Victoria’s Joan E. Athey is owner of Peaceworksnow Productions, curator of the travelling exhibition Give Peace A Chance, and manager of the photo archives of Gerry Deiter, whose images give the most comprehensive look at John Lennon and Yoko Ono’s 1969 Bed-in for Peace in Montreal.
Athey is involved with Slow Food Vancouver Island and the Move Adapted Fitness and Rehabilitation Society, giving those with physical disabilities a safe and encouraging place to move their bodies and and improve their quality of life in a specialized fitness centre.
Victoria News: What have you learned as you mature that you’d like to share with a ‘younger you’?
Joan E. Athey: Find ways to maintain your confidence, no matter what. When challenges come in business or personal life, have a few joyous and successful memories embedded in your brain like a life preserver.
VN: If you weren’t in your current career, what would you be doing?
JEA: Writing mystery books involving treasure, magic and synchronicity.
VN: What do you like about being a woman?
JEA: The natural ability to want to meet others and find out about their lives.
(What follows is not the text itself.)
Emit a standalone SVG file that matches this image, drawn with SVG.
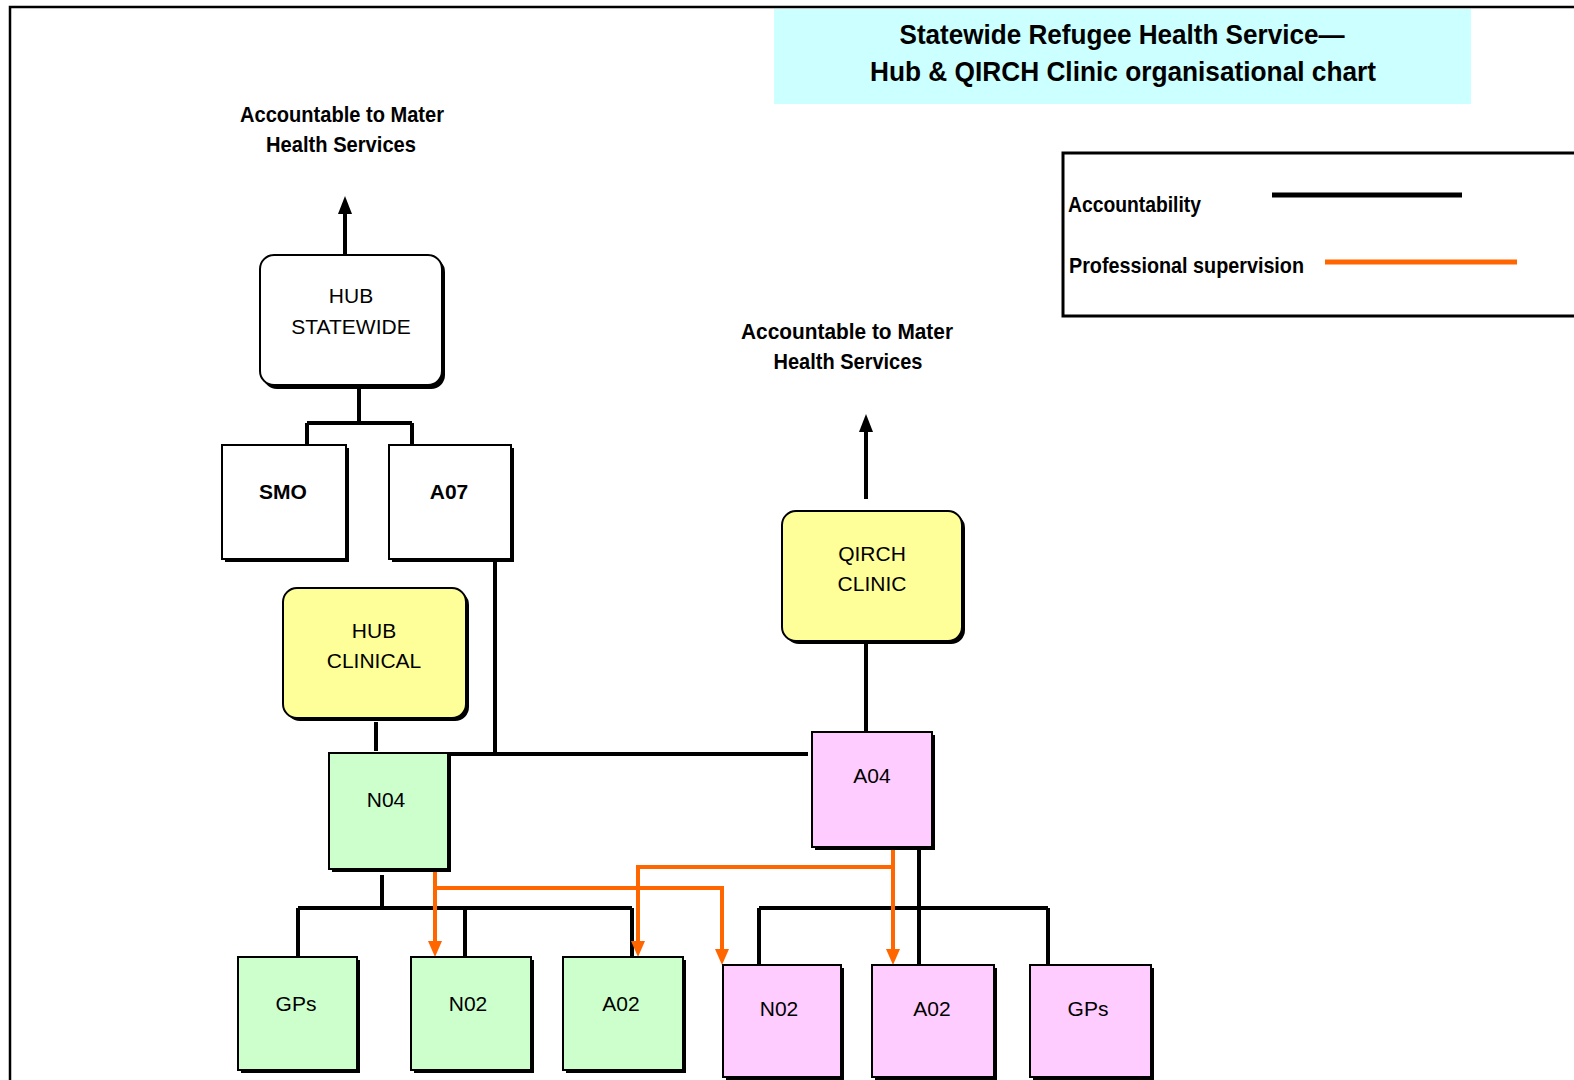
<svg xmlns="http://www.w3.org/2000/svg" width="1574" height="1080" viewBox="0 0 1574 1080">
<style>
.frame{fill:none;stroke:#000;stroke-width:2.5}
.box{stroke:#000;stroke-width:2}
.shadow{fill:#000}
.white{fill:#fff}
.yellow{fill:#FFFF99}
.green{fill:#CCFFCC}
.pink{fill:#FFCCFF}
.acc{fill:none;stroke:#000;stroke-width:4}
.sup{fill:none;stroke:#FF6600;stroke-width:4}
.lbl{font-family:"Liberation Sans",Arial,sans-serif;font-size:21px;fill:#000;text-anchor:middle}
.bold{font-weight:bold}
.heavy{font-family:"Liberation Sans",Arial,sans-serif;font-weight:bold;font-size:22px;fill:#000}
.title{font-family:"Liberation Sans",Arial,sans-serif;font-weight:bold;font-size:28px;fill:#000}
</style>
<defs>
<marker id="arrBlack" viewBox="0 0 18 14" refX="1" refY="7" markerWidth="18" markerHeight="14" markerUnits="userSpaceOnUse" orient="auto">
<path d="M0,0 L18,7 L0,14 Z" fill="#000"/>
</marker>
<marker id="arrOrange" viewBox="0 0 16 14" refX="1" refY="7" markerWidth="16" markerHeight="14" markerUnits="userSpaceOnUse" orient="auto">
<path d="M0,0 L16,7 L0,14 Z" fill="#FF6600"/>
</marker>
</defs>
<rect width="1574" height="1080" fill="#fff"/>
<path class="frame" d="M10,1080 L10,7 L1574,7"/>

<g id="title">
<rect x="774" y="9" width="697" height="95" fill="#CCFFFF"/>
<text class="title" x="1122" y="44" text-anchor="middle" textLength="445" lengthAdjust="spacingAndGlyphs">Statewide Refugee Health Service—</text>
<text class="title" x="1123" y="81" text-anchor="middle" textLength="506" lengthAdjust="spacingAndGlyphs">Hub &amp; QIRCH Clinic organisational chart</text>
</g>

<g id="legend">
<path d="M1574,153 L1063,153 L1063,316 L1574,316" fill="none" stroke="#000" stroke-width="3"/>
<text class="heavy" x="1068" y="212" textLength="133" lengthAdjust="spacingAndGlyphs">Accountability</text>
<line x1="1272" y1="195" x2="1462" y2="195" stroke="#000" stroke-width="5"/>
<text class="heavy" x="1069" y="273" textLength="235" lengthAdjust="spacingAndGlyphs">Professional supervision</text>
<line x1="1325" y1="262" x2="1517" y2="262" stroke="#FF6600" stroke-width="5"/>
</g>

<g id="label-hub">
<text class="heavy" x="342" y="122" text-anchor="middle" textLength="204" lengthAdjust="spacingAndGlyphs">Accountable to Mater</text>
<text class="heavy" x="341" y="152" text-anchor="middle" textLength="150" lengthAdjust="spacingAndGlyphs">Health Services</text>
</g>
<g id="label-qirch">
<text class="heavy" x="847" y="339" text-anchor="middle" textLength="212" lengthAdjust="spacingAndGlyphs">Accountable to Mater</text>
<text class="heavy" x="848" y="369" text-anchor="middle" textLength="149" lengthAdjust="spacingAndGlyphs">Health Services</text>
</g>

<g id="connectors">
<line class="acc" x1="345" y1="254" x2="345" y2="213" marker-end="url(#arrBlack)"/>
<line class="acc" x1="866" y1="499" x2="866" y2="431" marker-end="url(#arrBlack)"/>
<path class="acc" d="M359,389 V423 M307,423 H412 M307,423 V445 M412,423 V445"/>
<path class="acc" d="M495,561 V754 M448,754 H808"/>
<path class="acc" d="M376,722 V751"/>
<path class="acc" d="M866,643 V732"/>
<path class="acc" d="M382,875 V908 M298,908 H632 M298,908 V957 M465,908 V957 M632,908 V957"/>
<path class="acc" d="M919,850 V965 M759,908 H1048 M759,908 V965 M1048,908 V965"/>
<path class="sup" d="M435,871 V942" marker-end="url(#arrOrange)"/>
<path class="sup" d="M435,888 H722 V950" marker-end="url(#arrOrange)"/>
<path class="sup" d="M893,847 V950" marker-end="url(#arrOrange)"/>
<path class="sup" d="M893,867 H638 V942" marker-end="url(#arrOrange)"/>
</g>

<g id="hub-statewide">
<rect class="shadow" x="263" y="258" width="182" height="131" rx="14"/>
<rect class="box white" x="260" y="255" width="182" height="130" rx="14"/>
<text class="lbl" x="351" y="303">HUB</text>
<text class="lbl" x="351" y="334">STATEWIDE</text>
</g>
<g id="smo">
<rect class="shadow" x="225" y="448" width="124" height="114"/>
<rect class="box white" x="222" y="445" width="124" height="114"/>
<text class="lbl bold" x="283" y="499">SMO</text>
</g>
<g id="a07">
<rect class="shadow" x="392" y="448" width="122" height="114"/>
<rect class="box white" x="389" y="445" width="122" height="114"/>
<text class="lbl bold" x="449" y="499">A07</text>
</g>
<g id="hub-clinical">
<rect class="shadow" x="286" y="591" width="183" height="130" rx="14"/>
<rect class="box yellow" x="283" y="588" width="183" height="130" rx="14"/>
<text class="lbl" x="374" y="638">HUB</text>
<text class="lbl" x="374" y="668">CLINICAL</text>
</g>
<g id="qirch-clinic">
<rect class="shadow" x="785" y="514" width="180" height="130" rx="14"/>
<rect class="box yellow" x="782" y="511" width="180" height="130" rx="14"/>
<text class="lbl" x="872" y="561">QIRCH</text>
<text class="lbl" x="872" y="591">CLINIC</text>
</g>
<g id="n04">
<rect class="shadow" x="332" y="756" width="119" height="116"/>
<rect class="box green" x="329" y="753" width="119" height="116"/>
<text class="lbl" x="386" y="807">N04</text>
</g>
<g id="a04">
<rect class="shadow" x="815" y="735" width="120" height="115"/>
<rect class="box pink" x="812" y="732" width="120" height="115"/>
<text class="lbl" x="872" y="783">A04</text>
</g>
<g id="gps-hub">
<rect class="shadow" x="241" y="960" width="119" height="113"/>
<rect class="box green" x="238" y="957" width="119" height="113"/>
<text class="lbl" x="296" y="1011">GPs</text>
</g>
<g id="n02-hub">
<rect class="shadow" x="414" y="960" width="120" height="113"/>
<rect class="box green" x="411" y="957" width="120" height="113"/>
<text class="lbl" x="468" y="1011">N02</text>
</g>
<g id="a02-hub">
<rect class="shadow" x="566" y="960" width="120" height="113"/>
<rect class="box green" x="563" y="957" width="120" height="113"/>
<text class="lbl" x="621" y="1011">A02</text>
</g>
<g id="n02-qirch">
<rect class="shadow" x="726" y="968" width="118" height="112"/>
<rect class="box pink" x="723" y="965" width="118" height="112"/>
<text class="lbl" x="779" y="1016">N02</text>
</g>
<g id="a02-qirch">
<rect class="shadow" x="875" y="968" width="122" height="112"/>
<rect class="box pink" x="872" y="965" width="122" height="112"/>
<text class="lbl" x="932" y="1016">A02</text>
</g>
<g id="gps-qirch">
<rect class="shadow" x="1033" y="968" width="121" height="112"/>
<rect class="box pink" x="1030" y="965" width="121" height="112"/>
<text class="lbl" x="1088" y="1016">GPs</text>
</g>
</svg>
It used to be called gossip.
VN: The one thing you’d like to do better?
JEA: Business administration
VN: Your guilty pleasure?
JEA: Cocktails and small plates.
VN: What is your proudest achievement?
JEA: Penetrating Yoko Ono’s bureaucracy to get her to write an essay for my book Give Peace a Chance.
VN: For what traits would you like to be remembered?
JEA: Generosity of Spirit
VN: What do people look to you for guidance about?
JEA: How to navigate the stormy waters of human relationships – work and love. Both men and women seem to find something to cling to in my words.